BEGIN

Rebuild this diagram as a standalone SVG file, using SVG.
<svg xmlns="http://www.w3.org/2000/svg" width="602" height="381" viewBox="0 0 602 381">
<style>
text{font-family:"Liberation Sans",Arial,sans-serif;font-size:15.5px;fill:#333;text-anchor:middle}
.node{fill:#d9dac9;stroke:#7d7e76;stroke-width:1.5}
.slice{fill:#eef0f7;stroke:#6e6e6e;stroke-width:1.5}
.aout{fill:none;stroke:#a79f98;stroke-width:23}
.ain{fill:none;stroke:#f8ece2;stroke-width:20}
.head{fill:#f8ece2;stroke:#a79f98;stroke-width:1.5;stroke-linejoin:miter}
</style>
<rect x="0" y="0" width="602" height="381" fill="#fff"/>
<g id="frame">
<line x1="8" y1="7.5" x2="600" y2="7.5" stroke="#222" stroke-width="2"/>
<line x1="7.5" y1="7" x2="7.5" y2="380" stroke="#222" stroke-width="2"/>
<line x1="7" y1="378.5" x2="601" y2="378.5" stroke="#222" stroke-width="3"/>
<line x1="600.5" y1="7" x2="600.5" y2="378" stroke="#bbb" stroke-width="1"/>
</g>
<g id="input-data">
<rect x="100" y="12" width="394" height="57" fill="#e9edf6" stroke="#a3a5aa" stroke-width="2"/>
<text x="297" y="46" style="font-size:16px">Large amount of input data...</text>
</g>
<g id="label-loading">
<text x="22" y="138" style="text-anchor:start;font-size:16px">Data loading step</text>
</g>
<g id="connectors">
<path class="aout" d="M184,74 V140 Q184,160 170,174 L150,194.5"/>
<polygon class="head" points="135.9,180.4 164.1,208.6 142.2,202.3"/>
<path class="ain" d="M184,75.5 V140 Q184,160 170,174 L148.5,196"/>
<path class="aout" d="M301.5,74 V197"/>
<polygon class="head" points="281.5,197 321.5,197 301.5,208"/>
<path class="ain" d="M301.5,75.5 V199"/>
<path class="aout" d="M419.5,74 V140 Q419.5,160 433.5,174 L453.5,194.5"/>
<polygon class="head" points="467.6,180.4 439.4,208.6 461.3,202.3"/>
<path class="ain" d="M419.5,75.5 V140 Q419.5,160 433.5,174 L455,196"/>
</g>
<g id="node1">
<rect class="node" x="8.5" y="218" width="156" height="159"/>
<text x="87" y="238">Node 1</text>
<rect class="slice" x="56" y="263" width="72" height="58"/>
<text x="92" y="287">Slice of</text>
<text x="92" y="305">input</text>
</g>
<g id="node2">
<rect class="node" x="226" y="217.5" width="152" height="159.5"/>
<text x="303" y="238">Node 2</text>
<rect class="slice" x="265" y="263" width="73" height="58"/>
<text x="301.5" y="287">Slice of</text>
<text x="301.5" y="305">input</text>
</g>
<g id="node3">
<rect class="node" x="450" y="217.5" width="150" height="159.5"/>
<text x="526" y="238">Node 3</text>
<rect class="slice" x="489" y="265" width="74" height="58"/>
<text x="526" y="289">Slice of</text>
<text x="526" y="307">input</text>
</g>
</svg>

END

Task brief: Write out every line of the material again, exactly as it reads.

Correct response:
Rebuild this diagram as a standalone SVG file, using SVG.
<svg xmlns="http://www.w3.org/2000/svg" width="602" height="381" viewBox="0 0 602 381">
<style>
text{font-family:"Liberation Sans",Arial,sans-serif;font-size:15.5px;fill:#333;text-anchor:middle}
.node{fill:#d9dac9;stroke:#7d7e76;stroke-width:1.5}
.slice{fill:#eef0f7;stroke:#6e6e6e;stroke-width:1.5}
.aout{fill:none;stroke:#a79f98;stroke-width:23}
.ain{fill:none;stroke:#f8ece2;stroke-width:20}
.head{fill:#f8ece2;stroke:#a79f98;stroke-width:1.5;stroke-linejoin:miter}
</style>
<rect x="0" y="0" width="602" height="381" fill="#fff"/>
<g id="frame">
<line x1="8" y1="7.5" x2="600" y2="7.5" stroke="#222" stroke-width="2"/>
<line x1="7.5" y1="7" x2="7.5" y2="380" stroke="#222" stroke-width="2"/>
<line x1="7" y1="378.5" x2="601" y2="378.5" stroke="#222" stroke-width="3"/>
<line x1="600.5" y1="7" x2="600.5" y2="378" stroke="#bbb" stroke-width="1"/>
</g>
<g id="input-data">
<rect x="100" y="12" width="394" height="57" fill="#e9edf6" stroke="#a3a5aa" stroke-width="2"/>
<text x="297" y="46" style="font-size:16px">Large amount of input data...</text>
</g>
<g id="label-loading">
<text x="22" y="138" style="text-anchor:start;font-size:16px">Data loading step</text>
</g>
<g id="connectors">
<path class="aout" d="M184,74 V140 Q184,160 170,174 L150,194.5"/>
<polygon class="head" points="135.9,180.4 164.1,208.6 142.2,202.3"/>
<path class="ain" d="M184,75.5 V140 Q184,160 170,174 L148.5,196"/>
<path class="aout" d="M301.5,74 V197"/>
<polygon class="head" points="281.5,197 321.5,197 301.5,208"/>
<path class="ain" d="M301.5,75.5 V199"/>
<path class="aout" d="M419.5,74 V140 Q419.5,160 433.5,174 L453.5,194.5"/>
<polygon class="head" points="467.6,180.4 439.4,208.6 461.3,202.3"/>
<path class="ain" d="M419.5,75.5 V140 Q419.5,160 433.5,174 L455,196"/>
</g>
<g id="node1">
<rect class="node" x="8.5" y="218" width="156" height="159"/>
<text x="87" y="238">Node 1</text>
<rect class="slice" x="56" y="263" width="72" height="58"/>
<text x="92" y="287">Slice of</text>
<text x="92" y="305">input</text>
</g>
<g id="node2">
<rect class="node" x="226" y="217.5" width="152" height="159.5"/>
<text x="303" y="238">Node 2</text>
<rect class="slice" x="265" y="263" width="73" height="58"/>
<text x="301.5" y="287">Slice of</text>
<text x="301.5" y="305">input</text>
</g>
<g id="node3">
<rect class="node" x="450" y="217.5" width="150" height="159.5"/>
<text x="526" y="238">Node 3</text>
<rect class="slice" x="489" y="265" width="74" height="58"/>
<text x="526" y="289">Slice of</text>
<text x="526" y="307">input</text>
</g>
</svg>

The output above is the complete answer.